Sunday, August 30, 2015

Jimmy Jackson's Exxon

The landmark Exxon sign has stood here for over three decades.


This is the first new post in many months, but it's not a truly new post, it's just an old post "edited for syndication", and was originally part of The Far South Point of Texas Avenue (which is no longer, as the post has been rewritten), one of the last posts, which itself was originally supposed to be a part of "Texas Avenue: The Main Street of the City". Anyway, "Jimmy Jackson's Exxon" opened in 1983 at Miller's Lane (FM 2818 before it finished expanding to the highway) and Texas Avenue, this Exxon has a massive sign that was clearly grandfathered in as College Station would not allow such a majestic structure anymore like that, this Exxon was a full service stop built catty-corner to the Kmart on the edge of town (well, it was the edge back then) with a self-service car wash, garage, and convenience store.

Selling out to "Franky's" in 2001 (aka Frankie's), I actually managed to make contact with Jimmy Jackson's daughter (Mr. Jackson sadly passed away in 2013), but could not locate any photos of the gas station in its heyday. There was a second Jimmy Jackson gas station, which was sold and torn down well before his death, it was the Eckerd (now CVS) at the corner of Villa Maria and Texas Avenue.

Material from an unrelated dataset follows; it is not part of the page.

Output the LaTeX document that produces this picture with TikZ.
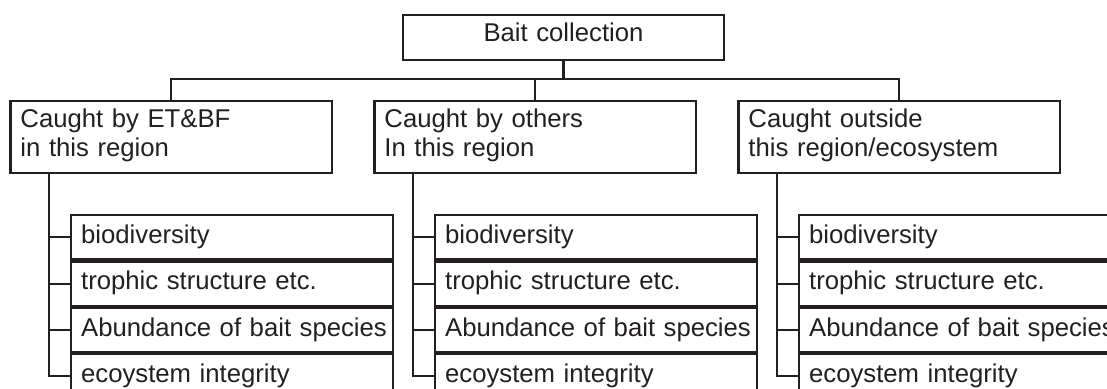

In reality, the sign isn't quite so massive as it appears from further 2818 (mostly due to the hills), but something tells me that it was designed to be seen from the bypass when it was built (at least going northbound). As of this writing, I don't seem to have a picture of the actual "Franky's" convenience store, but it seems to have been altered from its original form anyway. I also get the feeling Franky's is kind of sleazy anyway (it was one of the ones pointed out by KBTX as having synthetic cannabis before a variety of laws cracked down on that).